Hot topics in compliance part two – anti-corruption compliance trends in the US, UK and Hong Kong
Report on the joint webinar of the China Working Group of the IBA Asia Pacific Regional Forum and the IBA Antitrust Section
Wednesday 12 January 2022
Eva Niu Dentons, Beijing
Daniel Martin Holman Fenwick Willan, London
James Min LimNexus, Washington, DC
Peter So Deacons, Hong Kong
On 12 January 2022, the International Bar Association (IBA) held a webinar entitled Hot topics in compliance part two - Anti-corruption compliance trends in the US, UK, and Hong Kong. This was part two of a three-part webinar series presented by the China Working Group of the IBA Asia Pacific Regional Forum, supported by the IBA Antitrust Section.
With Eva Niu from Dentons’ Beijing office serving as the moderator, the IBA invited three prestigious experts with extensive experience in the field of anti-corruption to speak - Daniel Martin from Holman Fenwick Willan in London, James Min from LimNexus in Washington, DC and Peter So from Deacons in Hong Kong.
The enforcement of global anti-corruption regulations by various governments worldwide has created heightened compliance requirements for companies globally. Businesses in Asia need to ensure that they not only comply with local anti-corruption legislation where they operate but also any international anti-corruption laws with extraterritorial reach, such as the United States’ Foreign Corrupt Practices Act (FCPA) and the United Kingdom’s Bribery Act 2010. In this webinar, the three panellists discussed the different anti-corruption regimes in three different jurisdictions respectively, as well as comparing the similarities in the compliance requirements.
The speakers addressed the major differences between the anti-corruption laws in each of the jurisdictions and those of other countries, as well as the legislation and its enforcement in recent years.

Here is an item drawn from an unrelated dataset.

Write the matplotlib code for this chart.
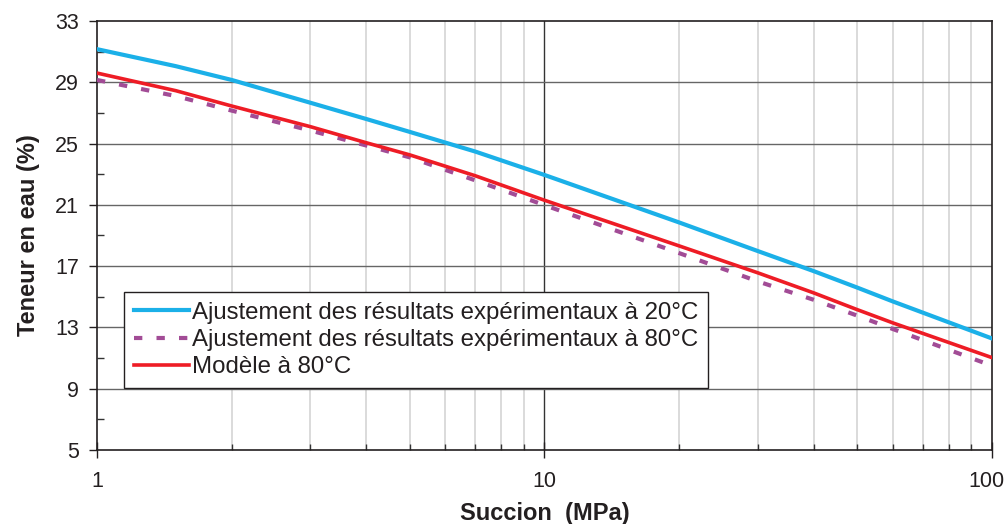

James Min pointed out that the key difference between FCPA and other anti-corruption laws is that it focuses on overseas operations with significant extraterritorial application, as it applies not only to US companies, but also to transactions using US dollars. Daniel Martin added that the Bribery Act created similar extensive extra territorial reach, as both the US and UK may also apply sanctions to foreign companies that engage in corruption but are not subject to FCPA or the Bribery Act. Peter So explained about public and private bribery in Hong Kong. All three speakers then discussed the differences among the Hong Kong Prevention of Bribery Ordinance, FCPA and the Bribery Act, and the implications for multinational corporations.
The speakers then discussed future developments and advice for Asian companies to cope with those potential changes for each jurisdiction. Min and Martin emphasised that, as FCPA and the Bribery Act are expanding the extraterritorial effect, Asian companies with no ties to the US or UK should also be concerned about the enforcement and compliance requirements of these two laws. All speakers agreed that where international transactions are complex, and given the fact that the failure to prevent bribery could be a crime, companies should focus on the prevention of bribery through a solid and comprehensive compliance programme. It is better to get attorneys to work on a compliance programme than to fix the problems after violating the law.